Have you ever stopped to think about how atoms decide to share their electrons? It's not always a perfectly equal split, and that's where things get really interesting in the world of chemistry. We're talking about the difference between polar and nonpolar bonds, a concept that sounds a bit technical but is actually quite fundamental to understanding how molecules behave.
At its heart, it all comes down to something called electronegativity. Think of it as an atom's 'pulling power' when it comes to electrons in a bond. Some atoms are real electron hogs, while others are more willing to share fairly. This difference in pulling power is what dictates whether a bond becomes polar or nonpolar.
When Bonds Lean One Way: The Polar Side
A polar bond happens when two atoms with significantly different electronegativities decide to bond. Because one atom pulls the shared electrons much more strongly than the other, the electrons spend more time hanging out around the more electronegative atom. This creates a slight imbalance – a partial negative charge on one end of the bond and a partial positive charge on the other. It's like a tiny tug-of-war where one side wins more often.

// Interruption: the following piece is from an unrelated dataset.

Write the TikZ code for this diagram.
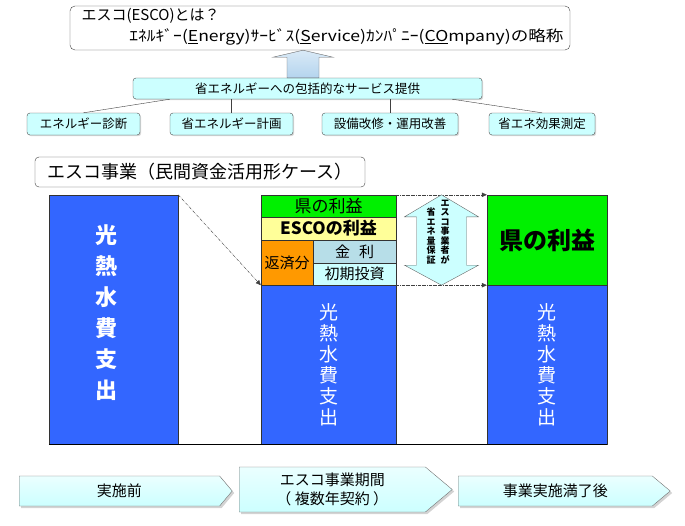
\documentclass[tikz,border=0pt]{standalone}
\usepackage{fontspec}
\setmainfont{Noto Sans CJK JP}
\usetikzlibrary{arrows.meta,shapes.symbols,shadows,calc}
\definecolor{escoblue}{HTML}{3366FF}
\definecolor{escogreen}{HTML}{00F000}
\definecolor{escoyellow}{HTML}{FFFF99}
\definecolor{escoorange}{HTML}{FF9900}
\definecolor{escograyblue}{HTML}{B7DEE8}
\definecolor{escocyan}{HTML}{CCFFFF}
\definecolor{escoarrow}{HTML}{B4D4EE}
\begin{document}
\begin{tikzpicture}[
  x=1pt,y=-1pt,
  font=\fontsize{12.5}{15}\selectfont,
  frame/.style={draw=black!75,rounded corners=5pt,fill=white,inner sep=0pt},
  item/.style={draw=black!70,rounded corners=3pt,fill=escocyan,inner sep=0pt,
    minimum height=22pt,
    drop shadow={opacity=.3,shadow xshift=1.2pt,shadow yshift=-1.2pt}},
  bar/.style={draw=black!80,fill=escoblue,inner sep=0pt,text=white,align=center},
  cell/.style={draw=black!80,inner sep=0pt,align=center},
  vtext/.style={align=center,text=white},
  stage/.style={signal,signal to=east,draw=black!55,anchor=west,
    top color=escocyan!40!white,bottom color=escocyan,
    inner sep=0pt,align=center,
    drop shadow={opacity=.35,shadow xshift=2pt,shadow yshift=-2pt},
    font=\fontsize{15}{19}\selectfont},
  dasharr/.style={-{Triangle[length=5pt,width=4.5pt]},densely dash dot,
    draw=black!75,thin},
  link/.style={draw=black!75,thin}
]
\useasboundingbox (0,0) rectangle (685,525);

\node[frame,minimum width=500pt,minimum height=44pt] (esco) at (320,28) {};
\node[anchor=west,font=\fontsize{15}{18}\selectfont] (escoq) at (78,16)
  {エスコ(ESCO)とは？};
\node[anchor=east,font=\fontsize{15}{18}\selectfont] (escofull) at (567,37)
  {\scalebox{1.17}[1]{ｴﾈﾙｷﾞｰ(\underline{E}nergy)ｻｰﾋﾞｽ(\underline{S}ervice)ｶﾝﾊﾟﾆｰ(\underline{CO}mpany)の略称}};

\node[item,minimum width=349pt,minimum height=21pt] (service) at (307.5,88.5)
  {省エネルギーへの包括的なサービス提供};
\node[item,minimum width=113pt] (diag) at (83.5,124) {エネルギー診断};
\node[item,minimum width=123pt] (plan) at (231.5,124) {省エネルギー計画};
\node[item,minimum width=136pt] (renov) at (390,124) {設備改修・運用改善};
\node[item,minimum width=106pt] (measure) at (542,124) {省エネ効果測定};

\coordinate (upbase) at ([xshift=-4.5pt]service.north);
\coordinate (uptip) at (upbase |- esco.south);
\shade[draw=black!60,top color=escoarrow!50!white,bottom color=escoarrow]
  ($(upbase)+(-16,0)$) -- ($(uptip)+(-16,7)$) -- ($(uptip)+(-30,7)$)
  -- (uptip) -- ($(uptip)+(30,7)$) -- ($(uptip)+(16,7)$)
  -- ($(upbase)+(16,0)$) -- cycle;

\draw[link] ([xshift=37pt]service.south west) -- (diag.north);
\draw[link] (plan.north) -- (plan.north |- service.south);
\draw[link] (renov.north) -- (renov.north |- service.south);
\draw[link] ([xshift=-30pt]service.south east) -- (measure.north);

\node[frame,rounded corners=4pt,minimum width=330pt,minimum height=30pt,
  font=\fontsize{18}{20}\selectfont] (case) at (200,172)
  {エスコ事業（民間資金活用形ケース）};

\node[bar,minimum width=129pt,minimum height=249pt] (pastbar) at (113.5,319.5) {};
\node[vtext,font=\bfseries\fontsize{22}{31}\selectfont] (pasttext) at (106,313)
  {光\\熱\\水\\費\\支\\出};

\node[cell,fill=escogreen,minimum width=135pt,minimum height=22pt,
  font=\fontsize{17}{17}\selectfont] (citygain) at (328.5,206) {県の利益};
\node[cell,fill=escoyellow,minimum width=135pt,minimum height=23pt,
  font=\bfseries\fontsize{17}{17}\selectfont] (escogain) at (328.5,228.5) {ESCOの利益};
\node[cell,fill=escoorange,minimum width=52pt,minimum height=45pt,
  font=\fontsize{15}{15}\selectfont] (repay) at (287,262.5) {返済分};
\node[cell,fill=escograyblue,minimum width=83pt,minimum height=23pt,
  font=\fontsize{15}{15}\selectfont] (interest) at (354.5,251.5) {金\hspace{.6em}利};
\node[cell,fill=escocyan,minimum width=83pt,minimum height=22pt,
  font=\fontsize{15}{15}\selectfont] (invest) at (354.5,274) {初期投資};
\node[bar,minimum width=135pt,minimum height=159pt,
  font=\fontsize{19}{21}\selectfont] (midbar) at (328.5,364.5)
  {光\\熱\\水\\費\\支\\出};

\node[cell,fill=escogreen,minimum width=120pt,minimum height=90pt,
  font=\bfseries\fontsize{24}{24}\selectfont] (citygain2) at (547,240) {県の利益};
\node[bar,minimum width=120pt,minimum height=159pt,
  font=\fontsize{19}{21}\selectfont] (postbar) at (547,364.5)
  {光\\熱\\水\\費\\支\\出};

\draw[semithick] (pastbar.south west) -- (postbar.south east);

\draw[dasharr] (pastbar.north east) -- (repay.south west);
\draw[dasharr] (citygain.north east) -- (citygain2.north west);
\draw[dasharr] (invest.south east) -- (citygain2.south west);

\coordinate (gtop) at ($(citygain.north east)!.5!(citygain2.north west)$);
\coordinate (gbot) at ($(invest.south east)!.5!(citygain2.south west)$);
\draw[draw=black!60,fill=escocyan] (gtop) -- ++(37,22) -- ++(-12,0)
  -- ($(gbot)+(25,-20)$) -- ++(12,0) -- (gbot) -- ++(-37,-20) -- ++(12,0)
  -- ($(gtop)+(-25,22)$) -- ++(-12,0) -- cycle;
\node[align=center,font=\bfseries\fontsize{9}{9.5}\selectfont] (guar1) at (445,232)
  {エ\\ス\\コ\\事\\業\\者\\が};
\node[align=center,font=\bfseries\fontsize{9}{9.5}\selectfont] (guar2) at (431,236)
  {省\\エ\\ネ\\量\\保\\証};

\node[stage,minimum width=213pt,minimum height=30pt,signal pointer angle=100]
  (before) at (19,491) {実施前};
\node[stage,minimum width=213pt,minimum height=45pt,signal pointer angle=80]
  (during) at (239,489.5) {エスコ事業期間\\（ 複数年契約 ）};
\node[stage,minimum width=212pt,minimum height=30pt,signal pointer angle=80]
  (after) at (458,491) {事業実施満了後};
\end{tikzpicture}
\end{document}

Water, that ubiquitous substance essential for life, is a classic example. The oxygen atom in a water molecule is much more electronegative than the hydrogen atoms. So, the electrons in the O-H bonds are pulled closer to the oxygen. This gives the oxygen end of the molecule a slight negative charge and the hydrogen ends a slight positive charge. This uneven distribution of charge is what we call a dipole moment, and it's a big reason why water has so many unique properties, like its ability to dissolve so many different substances.
The Fair Share: Nonpolar Bonds
On the flip side, we have nonpolar bonds. These occur when atoms have very similar or identical electronegativities. In these cases, the electrons are shared pretty much equally. There's no significant tug-of-war, so no partial positive or negative charges develop. The electrons are distributed evenly across the bond.
A perfect example is the bond between two identical atoms, like in a chlorine molecule (Cl₂). Since both chlorine atoms have the same electronegativity, they share the electrons perfectly equally. The bond is nonpolar. Similarly, some molecules with polar bonds can still be nonpolar overall if the molecule's shape is symmetrical, causing the individual bond polarities to cancel each other out. Carbon dioxide (CO₂) is a great illustration of this; its bonds are polar, but the molecule's linear shape means the polarities balance out, making the molecule itself nonpolar.
Why Does It Matter?
Understanding whether a bond, and by extension a molecule, is polar or nonpolar is crucial. It helps us predict how substances will interact with each other. Polar molecules tend to attract other polar molecules, and nonpolar molecules tend to stick with other nonpolar ones. This is why oil (nonpolar) and water (polar) don't mix – they just don't 'get along' at a molecular level. It's this subtle dance of electrons that underpins so much of the chemistry we see around us, from the way our bodies function to the properties of the materials we use every day.